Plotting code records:
▼▼▼

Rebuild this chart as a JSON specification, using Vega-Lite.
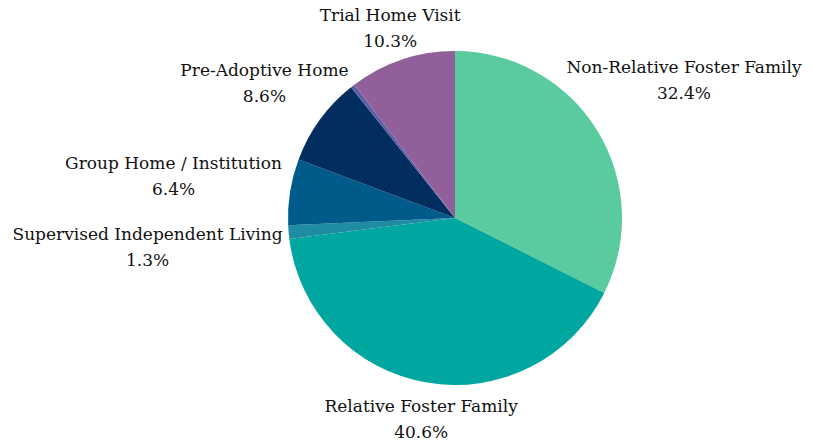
{
  "$schema": "https://vega.github.io/schema/vega-lite/v6.json",
  "width": 716,
  "height": 436,
  "autosize": "none",
  "padding": {"left": 97, "top": 0, "right": 0, "bottom": 10},
  "background": "white",
  "config": {"view": {"stroke": null}},
  "data": {
    "values": [
      {"category": "Non-Relative Foster Family", "value": 32.4, "order": 1},
      {"category": "Relative Foster Family", "value": 40.6, "order": 2},
      {"category": "Supervised Independent Living", "value": 1.3, "order": 3},
      {"category": "Group Home / Institution", "value": 6.4, "order": 4},
      {"category": "Pre-Adoptive Home", "value": 8.6, "order": 5},
      {"category": "Runaway", "value": 0.4, "order": 6},
      {"category": "Trial Home Visit", "value": 10.3, "order": 7}
    ]
  },
  "encoding": {
    "theta": {"field": "value", "type": "quantitative", "stack": true},
    "order": {"field": "order", "type": "quantitative"}
  },
  "layer": [
    {
      "mark": {"type": "arc", "outerRadius": 167},
      "encoding": {
        "color": {
          "field": "category",
          "type": "nominal",
          "legend": null,
          "scale": {
            "domain": ["Non-Relative Foster Family", "Relative Foster Family", "Supervised Independent Living", "Group Home / Institution", "Pre-Adoptive Home", "Runaway", "Trial Home Visit"],
            "range": ["#5acb9e", "#00a6a0", "#1e8ca2", "#005a8a", "#022d5f", "#5a5fa6", "#915f99"]
          }
        }
      }
    },
    {
      "mark": {
        "type": "text",
        "font": "DejaVu Serif",
        "fontSize": 17,
        "lineHeight": 26,
        "align": "center",
        "baseline": "middle",
        "dy": -9,
        "color": "#111111",
        "text": {"expr": "datum.category === 'Runaway' ? '' : [datum.category, format(datum.value, '.1f') + '%']"},
        "radius": {"expr": "176.5 + 14*abs(cos(PI*(datum.value_start+datum.value_end)/100)) + 4.55*length(datum.category)*abs(sin(PI*(datum.value_start+datum.value_end)/100))*(0.6+0.4*pow(abs(sin(PI*(datum.value_start+datum.value_end)/100)),3))"}
      }
    }
  ]
}
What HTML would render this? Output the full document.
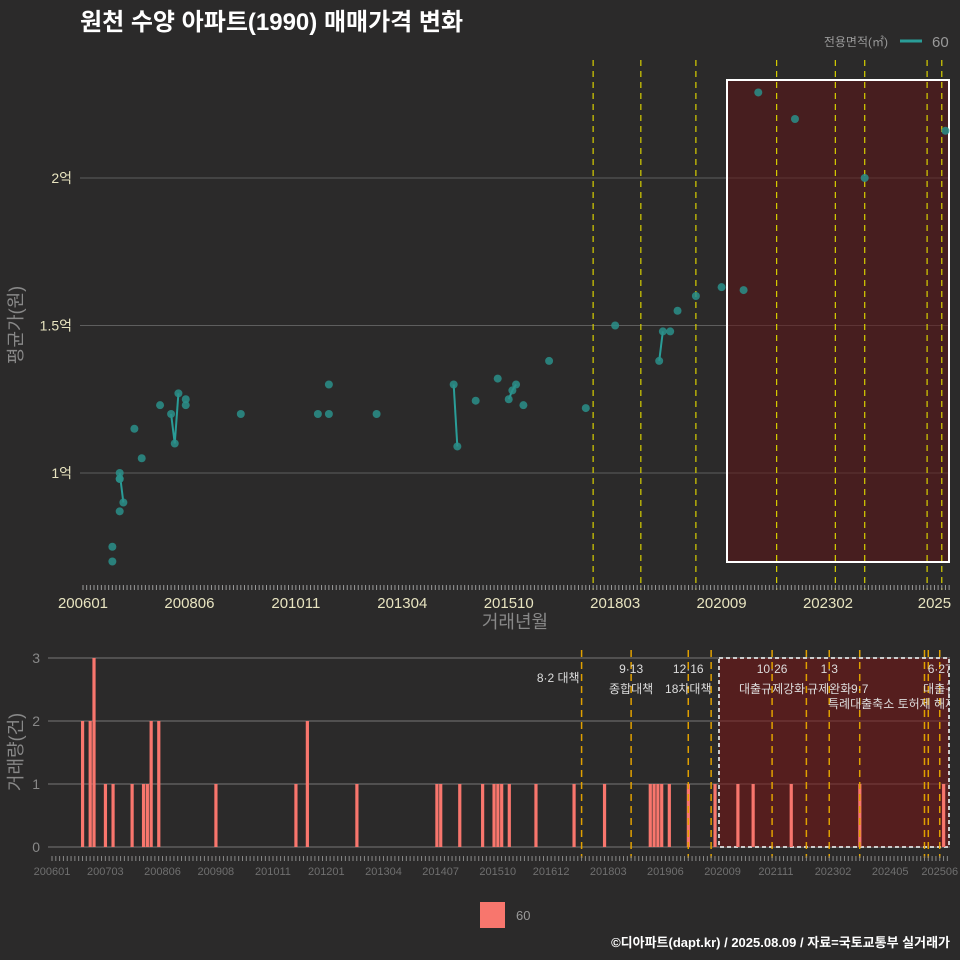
<!DOCTYPE html>
<html><head><meta charset="utf-8"><style>
body{margin:0;background:#2b2a2a;}
svg{display:block;font-family:"Liberation Sans","Noto Sans CJK KR",sans-serif;}
</style></head><body>
<svg id="c" width="960" height="960" viewBox="0 0 960 960">
<rect width="960" height="960" fill="#2b2a2a"/>
<text x="80" y="30" font-size="24" font-weight="bold" fill="#fff">원천 수양 아파트(1990) 매매가격 변화</text>
<text x="888" y="46" font-size="12" fill="#999" text-anchor="end">전용면적(㎡)</text>
<line x1="900" y1="41" x2="922" y2="41" stroke="#2a9d98" stroke-width="3"/>
<text x="932" y="47" font-size="15" fill="#999">60</text>
<g id="top"></g><g id="bot"></g>
<text x="515" y="628" font-size="18" fill="#888" text-anchor="middle">거래년월</text>
<text transform="translate(22,325) rotate(-90)" font-size="18" fill="#888" text-anchor="middle">평균가(원)</text>
<text transform="translate(22,752) rotate(-90)" font-size="18" fill="#888" text-anchor="middle">거래량(건)</text>
<rect x="480" y="902" width="25" height="26" fill="#f8766d"/>
<text x="516" y="920" font-size="13" fill="#999">60</text>
<text x="950" y="947" font-size="13" font-weight="bold" fill="#fff" text-anchor="end">©디아파트(dapt.kr) / 2025.08.09 / 자료=국토교통부 실거래가</text>
</svg>
<script>
// months since 2006-01
const priceMonths=[8,8,10,10,10,10,11,14,16,21,24,25,26,28,28,43,64,67,67,80,101,102,107,113,116,117,118,120,127,137,145,157,158,160,162,167,174,180,184,194,213,235];
const priceValues=[7500,7000,8700,9800,9800,10000,9000,11500,10500,12300,12000,11000,12700,12500,12300,12000,12000,12000,13000,12000,13000,10900,12450,13200,12500,12800,13000,12300,13800,12200,15000,13800,14800,14800,15500,16000,16300,16200,22900,22000,20000,21600];
const volMonths=[8,10,11,14,16,21,24,25,26,28,43,64,67,80,101,102,107,113,116,117,118,120,127,137,145,157,158,159,160,162,167,174,180,184,194,212,234];
const volValues=[2,2,3,1,1,1,1,1,2,2,1,1,2,1,1,1,1,1,1,1,1,1,1,1,1,1,1,1,1,1,1,1,1,1,1,1,1];
const yTicks=[10000,15000,20000];
const yTickLabels=["1억","1.5억","2억"];
const vTicks=[0,1,2,3];
const topLabelMonths=[0,29,58,87,116,145,174,203,232];
const topLabels=["200601","200806","201011","201304","201510","201803","202009","202302","2025"];
const botLabelMonths=[0,14,29,43,58,72,87,102,117,131,146,161,176,190,205,220,233];
const botLabels=["200601","200703","200806","200908","201011","201201","201304","201407","201510","201612","201803","201906","202009","202111","202302","202405","202506"];
const policyTop=[139,152,167,189,205,213,230,234];
const policyBot=[139,152,167,173,189,198,204,212,229,230,233];
const notes=[[139,"","8·2 대책"],[152,"9·13","종합대책"],[167,"12·16","18차대책"],[189,"10·26","대출규제강화"],[204,"1·3","규제완화"],[212,"","9·7"],[233,"6·27","대출규"]];
const NS="http://www.w3.org/2000/svg";
const xT=m=>83+3.67*m, yT=v=>473-(v-10000)*0.0295;
const xB=m=>52+3.81*m, yB=v=>847-v*63;
function mk(par,tag,at){const e=document.createElementNS(NS,tag);for(const k in at)e.setAttribute(k,at[k]);par.appendChild(e);return e;}
const T=document.getElementById('top'),B=document.getElementById('bot');
yTicks.forEach((v,i)=>{
 const g=mk(T,'line',{x1:80,x2:950,y1:yT(v),y2:yT(v),stroke:'#5e5e5e'});
 
 
 const t=mk(T,'text',{x:72,y:yT(v)+5,'font-size':14,fill:'#e8e4c0','text-anchor':'end'});t.textContent=yTickLabels[i];
 
 
});
const r1=mk(T,'rect',{x:727,y:80,width:222,height:482,fill:'rgba(95,20,22,0.55)',stroke:'#fff','stroke-width':2});


policyTop.forEach(m=>{const l=mk(T,'line',{x1:xT(m),x2:xT(m),y1:60,y2:590,stroke:'#d8d000','stroke-width':1.2,'stroke-dasharray':'6,5'});
 
 });
for(let m=0;m<=236;m++){mk(T,'line',{x1:xT(m),x2:xT(m),y1:585,y2:590,stroke:'#999'});}
topLabelMonths.forEach((m,i)=>{const t=mk(T,'text',{x:xT(m),y:608,'font-size':15,fill:'#e8e4c0','text-anchor':'middle'});t.textContent=topLabels[i];
 
 });
for(let i=1;i<priceMonths.length;i++){const d=priceMonths[i]-priceMonths[i-1];if(d===1){
 const l=mk(T,'line',{x1:xT(priceMonths[i-1]),y1:yT(priceValues[i-1]),x2:xT(priceMonths[i]),y2:yT(priceValues[i]),stroke:'#2a9d98','stroke-width':2});
 
 }}
priceMonths.forEach((m,i)=>{const c=mk(T,'circle',{cx:xT(m),cy:yT(priceValues[i]),r:4,fill:'#2a8f8a','fill-opacity':0.85});
 
 });
// bottom
vTicks.forEach(v=>{const g=mk(B,'line',{x1:48,x2:950,y1:yB(v),y2:yB(v),stroke:'#777'});
 
 
 const t=mk(B,'text',{x:40,y:yB(v)+5,'font-size':14,fill:'#888','text-anchor':'end'});t.textContent=v;
 
 });
const r2=mk(B,'rect',{x:719,y:658,width:230,height:189,fill:'rgba(120,20,20,0.55)',stroke:'#ccc','stroke-width':2,'stroke-dasharray':'4,3'});


volMonths.forEach((m,i)=>{const b=mk(B,'rect',{x:xB(m)-1.5,y:yB(volValues[i]),width:3.2,height:volValues[i]*63,fill:'#f8766d'});
 
 });
policyBot.forEach(m=>{const l=mk(B,'line',{x1:xB(m),x2:xB(m),y1:650,y2:858,stroke:'#e0a000','stroke-width':1.5,'stroke-dasharray':'7,5'});
 
 });
notes.forEach(n=>{const x=xB(n[0]);
 if(n[1]){const t=mk(B,'text',{x:x,y:673,'font-size':12,fill:'#ddd','text-anchor':'middle'});t.textContent=n[1];
  
  }
 const t2=mk(B,'text',{x:n[0]===139?x-2:x,y:n[0]===139?682:693,'font-size':12,fill:'#ddd','text-anchor':n[0]===139?'end':'middle'});t2.textContent=n[2];
 
 });
const t3=mk(B,'text',{x:828,y:708,'font-size':12,fill:'#ddd'});t3.textContent='특례대출축소 토허제 해제';


mk(B,'rect',{x:950,y:650,width:10,height:200,fill:'#2b2a2a'});
for(let m=0;m<=235;m++){mk(B,'line',{x1:xB(m),x2:xB(m),y1:856,y2:861,stroke:'#888'});}
botLabelMonths.forEach((m,i)=>{const t=mk(B,'text',{x:xB(m),y:875,'font-size':11,fill:'#6f6f6f','text-anchor':'middle'});t.textContent=botLabels[i];
 
 });
</script>
</body></html>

▲▲▲

* _Given request_
Tally up the lines in the records that contain the word "this" and give only the total.

* _In response_
2